De muitos internautas recebi extensos e malcriados e-mails, com a pergunta que eu esperava: "Uma cara franciscana? Por que não uma cara jesuítica?"
Quase todos, mostravam os argumentos que entendiam favoráveis à tese de que os seguidores de Inácio de Loyola e não filhos de Francisco de Assis tinham dado à capital baiana sua real e definitiva fisionomia.
Diante das observações, algumas contundentes, senti-me no direito de esclarecer - e o faço agora - por que, naquela crônica, dera a Salvador uma feição seráfica.
Começo, dizendo que não sou historiador.
Que não passo de um pífio cronista; nada mais do que um pífio cronista. Devo, pois, ser perdoado pelas asneiras que já disse - e as que ainda poderei dizer - ao tratar desse assunto que, sem dúvida, desperta ciúmes...

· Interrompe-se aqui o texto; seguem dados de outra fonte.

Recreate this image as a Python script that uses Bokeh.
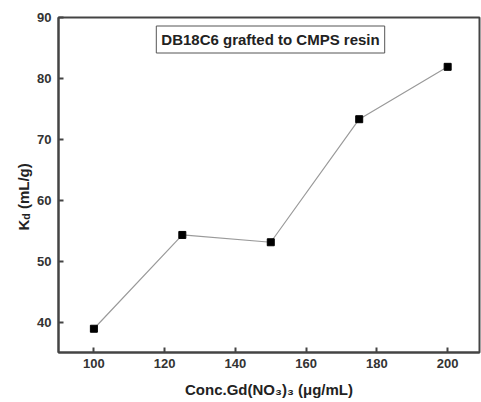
import numpy as np
from bokeh.plotting import figure
from bokeh.layouts import row
from bokeh.models import Label, FixedTicker, Range1d
from bokeh.embed import file_html
from bokeh.resources import INLINE

# ---- data ----
conc = [100, 125, 150, 175, 200]
kd = [38.9, 54.3, 53.1, 73.3, 81.9]
x_ticks = [100, 120, 140, 160, 180, 200]
y_ticks = [40, 50, 60, 70, 80, 90]
title_text = "DB18C6 grafted to CMPS resin"
x_label = "Conc.Gd(NO\u2083)\u2083 (\u03bcg/mL)"
y_label_main, y_label_sub, y_label_unit = "K", "d", "(mL/g)"

FONT = "Liberation Sans"
AX = "#444444"
H = 402
LW = 34  # width of the strip holding the y-axis title

p = figure(width=481 - LW, height=H, output_backend="svg", toolbar_location=None,
           x_range=Range1d(90, 209), y_range=Range1d(35, 90),
           min_border_left=58 - LW, min_border_right=2, min_border_top=17, min_border_bottom=50)
p.grid.visible = False
p.outline_line_color = AX
p.outline_line_width = 2
p.background_fill_color = "white"
p.border_fill_color = "white"

for ax in (p.xaxis[0], p.yaxis[0]):
    ax.axis_line_color = AX
    ax.axis_line_width = 2
    ax.major_tick_line_color = AX
    ax.major_tick_line_width = 2
    ax.major_tick_in = 5
    ax.major_tick_out = 0
    ax.minor_tick_line_color = None
    ax.major_label_text_font = FONT
    ax.major_label_text_font_style = "bold"
    ax.major_label_text_font_size = "13px"
    ax.major_label_text_color = "#333333"
    ax.axis_label_text_font = FONT
    ax.axis_label_text_font_style = "bold"
    ax.axis_label_text_font_size = "15px"
    ax.axis_label_text_color = "#222222"
p.xaxis[0].ticker = FixedTicker(ticks=x_ticks)
p.yaxis[0].ticker = FixedTicker(ticks=y_ticks)
p.xaxis[0].major_label_standoff = 6
p.yaxis[0].major_label_standoff = 7
p.xaxis[0].axis_label = x_label
p.xaxis[0].axis_label_standoff = 10

p.line(conc, kd, line_color="#9a9a9a", line_width=1.2)
p.scatter(conc, kd, marker="square", size=7, fill_color="black", line_color="black")

# title box (screen coords are relative to the plot frame)
p.add_layout(Label(x=212, y=313, x_units="screen", y_units="screen", text=title_text,
                   text_font=FONT, text_font_style="bold", text_font_size="15px",
                   text_color="#222222", text_baseline="middle", text_align="center",
                   border_line_color="#555555", border_line_width=1,
                   background_fill_color="white", padding=5))

# narrow strip on the left carrying the y-axis title K_d (mL/g)
# (its frame is aligned with the main frame: y measured from the frame bottom)
s = figure(width=LW, height=H, output_backend="svg", toolbar_location=None,
           x_axis_type=None, y_axis_type=None,
           min_border_left=0, min_border_right=0, min_border_top=17, min_border_bottom=50)
s.grid.visible = False
s.outline_line_color = None
s.background_fill_color = "white"
s.border_fill_color = "white"

ang = np.pi / 2
def yl(text, x, y, size):
    s.add_layout(Label(x=x, y=y, x_units="screen", y_units="screen", text=text,
                       angle=ang, text_font=FONT, text_font_style="bold",
                       text_font_size=size, text_color="#222222",
                       text_baseline="alphabetic", text_align="left"))
yl(y_label_main, 23, 122, "15px")
yl(y_label_sub, 25.3, 132.8, "10.5px")
yl(y_label_unit, 23, 143.4, "15px")

layout = row(s, p, spacing=0)
open("out.html", "w").write(file_html(layout, INLINE))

Muito bem. Lembro, que não é d´agora que sou tachado de parcial, quando chamo Salvador - paraíso que encontrei para morar, e lá se vai quase meio-século - de uma cidade franciscana.
A acusação parte, principalmente, de amigos sabedores da minha inarredável devoção pelo Poverello da Úmbria.
A acusação, porém, carece de fundamento. Sempre extravasei minha admiração por Francisco de Assis de maneira sensata, educada, racional, sem excessos. Nada de fanatismo.
Por isso, não cometeria a estultice de roubar de Salvador o seu histórico semblante jesuítico.
As linhas arquitetônicas de algumas igrejas de Salvador trazem o inconfundível sinete dos seguidores de Inácio de Loyola, por aqui, desde quando esta cidade dava seus primeiros passos. Como marcante foi a presença do pessoal da Companhia de Jesus, na alfabetização dos primeiros baianos.
Mas, não há como esconder, que acontecimentos igualmente históricos, ligam Salvador aos franciscanos e os franciscanos a Salvador.
Na capital baiana, os frades menores, ao longo dos séculos, construíram, no Terreiro de Jesus, a igreja de São Francsico, o mais belo templo franciscano das Américas, e, no dizer de Manuel Bandeira, "a mais rica maravilha de todo o Brasil". E, logo ao lado, o Convento, com seus claustros guardando lindíssimos azulejos portugueses.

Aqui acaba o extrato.